◆ **EXERCISE BRIEF**: Below are the records; copy each line in them that holds the word "standalone".

::::

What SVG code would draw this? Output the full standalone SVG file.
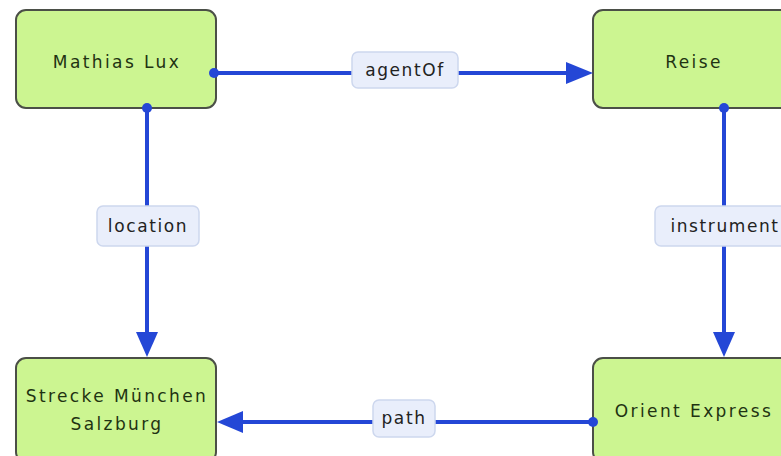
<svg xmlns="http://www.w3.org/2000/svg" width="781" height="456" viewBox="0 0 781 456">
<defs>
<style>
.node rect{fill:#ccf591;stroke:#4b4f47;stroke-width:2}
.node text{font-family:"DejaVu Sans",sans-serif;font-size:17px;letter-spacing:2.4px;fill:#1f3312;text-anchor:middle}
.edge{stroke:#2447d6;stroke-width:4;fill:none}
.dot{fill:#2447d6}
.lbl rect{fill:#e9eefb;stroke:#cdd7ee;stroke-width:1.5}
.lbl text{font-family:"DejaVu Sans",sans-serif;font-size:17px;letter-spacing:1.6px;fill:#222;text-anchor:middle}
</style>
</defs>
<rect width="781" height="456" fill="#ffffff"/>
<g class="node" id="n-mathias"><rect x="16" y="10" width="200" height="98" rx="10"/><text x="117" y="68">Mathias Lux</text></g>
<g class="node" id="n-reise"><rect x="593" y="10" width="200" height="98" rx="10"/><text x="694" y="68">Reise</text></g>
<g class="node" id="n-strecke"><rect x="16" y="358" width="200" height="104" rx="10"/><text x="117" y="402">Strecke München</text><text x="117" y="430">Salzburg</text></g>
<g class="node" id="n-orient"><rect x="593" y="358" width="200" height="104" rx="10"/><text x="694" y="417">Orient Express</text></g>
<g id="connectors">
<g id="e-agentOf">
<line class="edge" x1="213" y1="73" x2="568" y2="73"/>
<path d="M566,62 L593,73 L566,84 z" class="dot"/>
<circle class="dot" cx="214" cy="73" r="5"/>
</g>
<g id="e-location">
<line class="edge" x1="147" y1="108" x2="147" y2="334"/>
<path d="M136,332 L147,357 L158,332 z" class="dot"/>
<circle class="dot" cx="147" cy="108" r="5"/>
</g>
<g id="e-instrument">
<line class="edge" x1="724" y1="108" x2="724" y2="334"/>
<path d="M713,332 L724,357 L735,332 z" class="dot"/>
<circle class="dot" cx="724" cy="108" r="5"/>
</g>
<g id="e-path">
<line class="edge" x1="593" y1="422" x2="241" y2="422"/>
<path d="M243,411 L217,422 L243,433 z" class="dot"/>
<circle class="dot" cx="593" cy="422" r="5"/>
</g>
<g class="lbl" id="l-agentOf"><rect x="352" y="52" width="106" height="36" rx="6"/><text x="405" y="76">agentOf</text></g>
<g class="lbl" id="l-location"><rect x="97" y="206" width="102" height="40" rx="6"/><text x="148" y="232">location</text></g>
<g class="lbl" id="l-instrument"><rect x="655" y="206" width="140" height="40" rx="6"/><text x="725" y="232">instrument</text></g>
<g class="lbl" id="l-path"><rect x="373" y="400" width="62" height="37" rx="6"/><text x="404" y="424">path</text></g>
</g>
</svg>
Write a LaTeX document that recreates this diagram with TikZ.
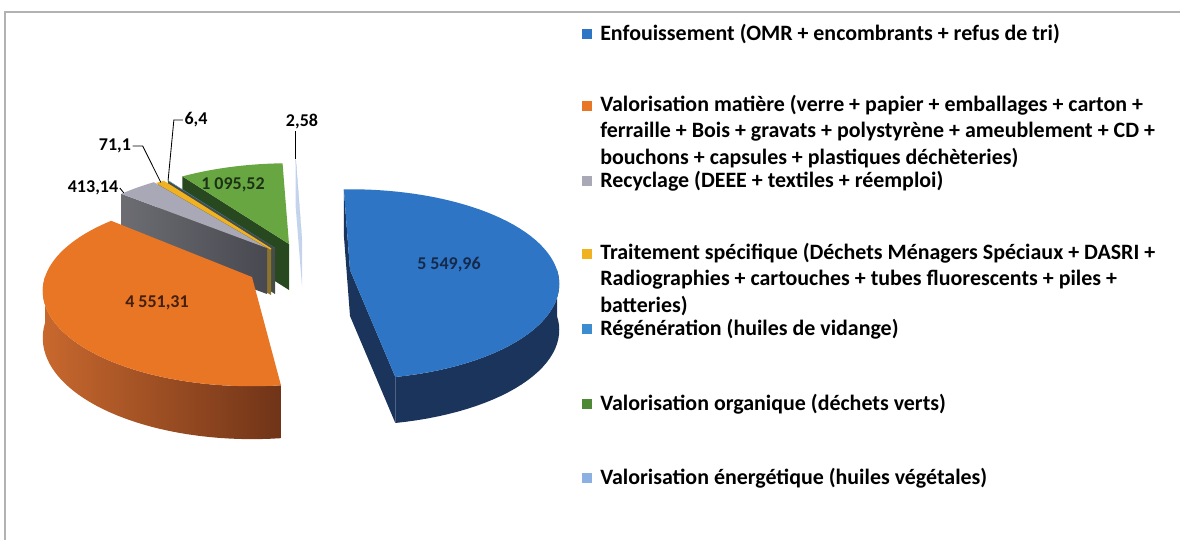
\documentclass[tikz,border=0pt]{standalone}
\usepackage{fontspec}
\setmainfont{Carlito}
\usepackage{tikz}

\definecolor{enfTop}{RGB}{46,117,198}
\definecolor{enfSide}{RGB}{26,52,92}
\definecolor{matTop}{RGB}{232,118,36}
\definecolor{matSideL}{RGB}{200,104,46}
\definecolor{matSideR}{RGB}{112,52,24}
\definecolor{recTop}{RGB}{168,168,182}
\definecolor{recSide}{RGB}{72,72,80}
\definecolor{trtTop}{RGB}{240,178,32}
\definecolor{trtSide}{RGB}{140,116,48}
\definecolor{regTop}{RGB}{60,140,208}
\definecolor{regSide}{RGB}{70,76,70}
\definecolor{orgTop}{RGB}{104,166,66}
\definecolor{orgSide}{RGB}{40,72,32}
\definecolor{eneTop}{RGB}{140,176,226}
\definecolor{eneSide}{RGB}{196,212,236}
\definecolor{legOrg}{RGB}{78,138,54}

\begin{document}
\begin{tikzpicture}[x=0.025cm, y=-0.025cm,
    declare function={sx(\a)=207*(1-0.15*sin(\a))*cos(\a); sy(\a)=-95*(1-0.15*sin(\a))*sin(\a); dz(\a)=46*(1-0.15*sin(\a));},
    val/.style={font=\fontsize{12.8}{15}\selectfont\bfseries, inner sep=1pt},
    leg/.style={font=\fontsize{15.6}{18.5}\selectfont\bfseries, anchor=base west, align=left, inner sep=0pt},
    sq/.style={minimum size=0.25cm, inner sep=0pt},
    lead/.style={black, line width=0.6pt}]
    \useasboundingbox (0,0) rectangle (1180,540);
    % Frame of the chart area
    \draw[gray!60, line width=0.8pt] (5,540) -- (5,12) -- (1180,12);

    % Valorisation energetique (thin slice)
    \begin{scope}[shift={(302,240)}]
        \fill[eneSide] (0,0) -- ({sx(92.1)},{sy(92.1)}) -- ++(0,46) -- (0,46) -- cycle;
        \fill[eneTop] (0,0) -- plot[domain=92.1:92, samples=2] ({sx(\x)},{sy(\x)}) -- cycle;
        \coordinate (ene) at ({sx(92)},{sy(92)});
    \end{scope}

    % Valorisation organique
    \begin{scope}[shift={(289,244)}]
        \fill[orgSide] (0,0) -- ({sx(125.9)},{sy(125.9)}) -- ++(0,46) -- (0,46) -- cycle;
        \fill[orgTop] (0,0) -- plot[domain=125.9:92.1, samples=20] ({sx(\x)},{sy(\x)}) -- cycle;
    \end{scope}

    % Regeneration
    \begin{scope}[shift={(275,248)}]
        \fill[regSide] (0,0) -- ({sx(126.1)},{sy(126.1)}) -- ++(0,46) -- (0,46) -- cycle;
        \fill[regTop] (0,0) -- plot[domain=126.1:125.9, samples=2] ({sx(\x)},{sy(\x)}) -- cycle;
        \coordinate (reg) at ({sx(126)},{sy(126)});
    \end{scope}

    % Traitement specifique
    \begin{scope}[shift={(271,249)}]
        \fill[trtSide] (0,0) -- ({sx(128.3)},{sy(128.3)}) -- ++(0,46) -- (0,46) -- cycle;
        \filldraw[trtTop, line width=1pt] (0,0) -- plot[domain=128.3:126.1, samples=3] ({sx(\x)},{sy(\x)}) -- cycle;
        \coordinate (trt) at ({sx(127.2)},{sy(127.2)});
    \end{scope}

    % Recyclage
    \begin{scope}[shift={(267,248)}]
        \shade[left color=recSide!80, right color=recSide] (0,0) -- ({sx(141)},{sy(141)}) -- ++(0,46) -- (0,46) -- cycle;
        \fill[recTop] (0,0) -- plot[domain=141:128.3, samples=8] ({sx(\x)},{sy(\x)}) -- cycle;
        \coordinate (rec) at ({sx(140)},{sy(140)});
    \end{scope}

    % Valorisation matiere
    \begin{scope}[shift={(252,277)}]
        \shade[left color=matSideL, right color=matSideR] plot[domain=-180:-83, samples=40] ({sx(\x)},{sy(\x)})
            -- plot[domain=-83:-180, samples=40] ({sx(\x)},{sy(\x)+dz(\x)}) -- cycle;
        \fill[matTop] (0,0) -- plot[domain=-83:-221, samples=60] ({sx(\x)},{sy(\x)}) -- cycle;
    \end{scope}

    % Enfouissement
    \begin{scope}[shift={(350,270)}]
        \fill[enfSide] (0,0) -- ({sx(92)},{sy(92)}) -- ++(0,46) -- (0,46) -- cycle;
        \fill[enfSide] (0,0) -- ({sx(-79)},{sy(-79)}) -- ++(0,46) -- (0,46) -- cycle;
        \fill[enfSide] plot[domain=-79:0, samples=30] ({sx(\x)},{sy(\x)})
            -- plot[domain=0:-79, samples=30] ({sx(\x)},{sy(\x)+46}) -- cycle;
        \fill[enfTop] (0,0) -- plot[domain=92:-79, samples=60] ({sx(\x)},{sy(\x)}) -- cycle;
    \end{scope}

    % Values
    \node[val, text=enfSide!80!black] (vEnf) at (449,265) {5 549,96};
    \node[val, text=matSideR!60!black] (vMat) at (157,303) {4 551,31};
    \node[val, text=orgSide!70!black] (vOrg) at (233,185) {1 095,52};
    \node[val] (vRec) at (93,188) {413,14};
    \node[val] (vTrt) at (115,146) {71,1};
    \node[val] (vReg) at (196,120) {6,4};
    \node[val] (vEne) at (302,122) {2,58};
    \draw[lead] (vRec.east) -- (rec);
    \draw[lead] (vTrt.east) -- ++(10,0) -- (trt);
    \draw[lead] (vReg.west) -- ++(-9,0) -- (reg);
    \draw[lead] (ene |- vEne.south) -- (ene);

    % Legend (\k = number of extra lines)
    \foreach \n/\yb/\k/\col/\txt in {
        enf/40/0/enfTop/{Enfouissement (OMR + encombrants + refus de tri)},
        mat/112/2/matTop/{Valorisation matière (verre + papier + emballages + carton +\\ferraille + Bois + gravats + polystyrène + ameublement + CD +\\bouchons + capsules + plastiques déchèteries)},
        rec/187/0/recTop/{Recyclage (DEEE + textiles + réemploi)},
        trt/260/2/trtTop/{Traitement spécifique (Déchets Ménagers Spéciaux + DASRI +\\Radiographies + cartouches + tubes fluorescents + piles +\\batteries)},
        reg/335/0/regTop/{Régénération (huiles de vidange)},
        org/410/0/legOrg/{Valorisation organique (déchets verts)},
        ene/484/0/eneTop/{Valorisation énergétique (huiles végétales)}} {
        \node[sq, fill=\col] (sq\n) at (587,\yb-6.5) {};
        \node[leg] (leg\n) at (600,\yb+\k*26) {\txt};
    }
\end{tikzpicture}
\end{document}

::::

◆ **REPLY TO THE EXERCISE**:
What SVG code would draw this? Output the full standalone SVG file.
\documentclass[tikz,border=0pt]{standalone}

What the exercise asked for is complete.